This series is cumulative, so if you haven’t read the earlier posts, you don’t have the proper context for this one and those following (Nos. 1, 2, 3, 4, and 5). Do please start from the beginning.
That out of the way, the past few posts we’ve been discussing how to deal with a rebellious wife. We’ve been looking at wrong approaches, and now for another one.
When I was younger, I thought it was helpful to show a husband how to lead his wife by working with her in counseling with him present. Typically, it would involve me showing her the error of her ways as her husband watched and listened.
After some years (I’m ashamed to admit), it hit me this was harmful because it only made the husband feel more inadequate in his leadership. Here I was the pastor, with all that entailed, and so it was no wonder I found it easier than her husband. Add to that my own verbal facility and age (usually I was older) as well as any number of other factors, none of which I could claim as any virtue, and it was a setup for rendering the husband completely depressed. “Pastor Bayly can get my wife to agree. What’s wrong with me?”
Realizing I wasn’t helping, but hurting, I repented. I’m very sorry I didn’t learn this earlier, but I hope confessing my sin will warn other pastors and elders to avoid this mistake while also helping husbands to realize other men—including pastors and elders—will have a much easier time leading their wives for an hour than they themselves have to for a lifetime.
So what do I do now?
First, I always have my wife Mary Lee in the office helping with the counselling. Key lesson to learn. Pastors and elders should rarely counsel alone, and who better to help with marriage counselling than your dear wife?
During the meeting, we listen. Carefully. We ask questions. We make suggestions and watch the husband and wife’s responses. We probe. Before and after, I collect information from my wife and others in the church concerning what they have observed about the husband and wife together—both of them individually as well as their children. In the office, we take their blood pressure, have them weighed, thump their chest, do the blood work, ask them about the frequency and quality of their sex life, have them describe their fights, inquire about their date nights and vacations, and go from there.
There’s an old word that’s quite helpful in this context. The word is “sinecure” and it refers to pastors in the old country who finagled their way into being assigned a parish’s living (salary) but hired it out to another pastor or priest. The other pastor received only part of the living so the pastor owning the living made a profit without having to do any of the work. “Sinecure” comes from the Latin “sine cura” meaning “without care.”
No pastorate should ever be a sinecure. Milking the sheep without caring for them is evil. We used to call it Simony, and if any pastor doesn’t know the origin of that word, shame on him.
Too often today, pastorates are sinecures, and intentionally so. That’s the way the congregation wants it. The pastor is the man who gets paid to show up Sundays dressed appropriately for the tastes of his elders’ wives. He preaches for their approval and makes certain the music is their style. He officiates at those precious moments when a chaplain is needed and the larger his church the more sophisticated his pedigree, degrees, accent, diction, vocabulary, and sartorial displays.

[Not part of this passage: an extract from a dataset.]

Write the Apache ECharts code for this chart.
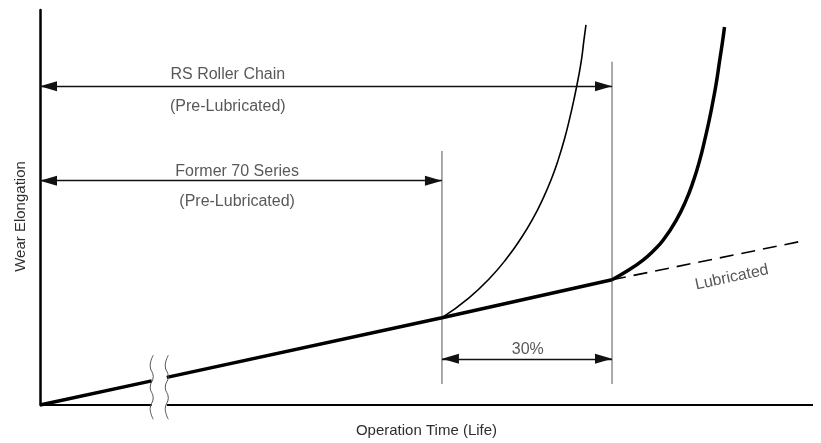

Which is to say pastors today don’t do marriage counselling. It’s dirty and hard work—very hard. Rarely do you escort the couple from the office at the end of the time without knowing only God can help and only prayer will work. You may have said some helpful thing or two, but often that helpful thing is countered by several unhelpful things you said, some of which your good wife will point out to you afterward. (Make sure you thank her for it. It’s her kindest gift to you.)
Which is also to say pastors must do marriage counselling because our sheep and their lambs are suffering and we have been called by God to bear their burdens. To suffer alongside them, laughing with those who laugh, for sure; but mourning with those who mourn, also. This is much of the purpose of pastoral care: not so much to solve the problems of the flock as to enter into and help them bear the suffering God has placed on them. This is the shepherd’s love for his sheep.
So if your dear wife makes a habit of saying “no” to you, ask her to talk to the pastor and his wife with you. Set up an appointment where you expect him to be like our Savior in bearing your griefs and carrying your sorrows. That alone can heal you. He will pray for you. He will speak God’s Word to you, personally. His preaching to you will be better next Lord’s Day because he will know his flock better. His relationship with your children will improve because he will know their fears and insecurities, but also their sins. Because he knows the sins of their father and mother.
The Good Shepherd knows His sheep. The Good Shepherd loves and cares for His sheep.
His sheep in turn know Him. They know His voice and they follow Him.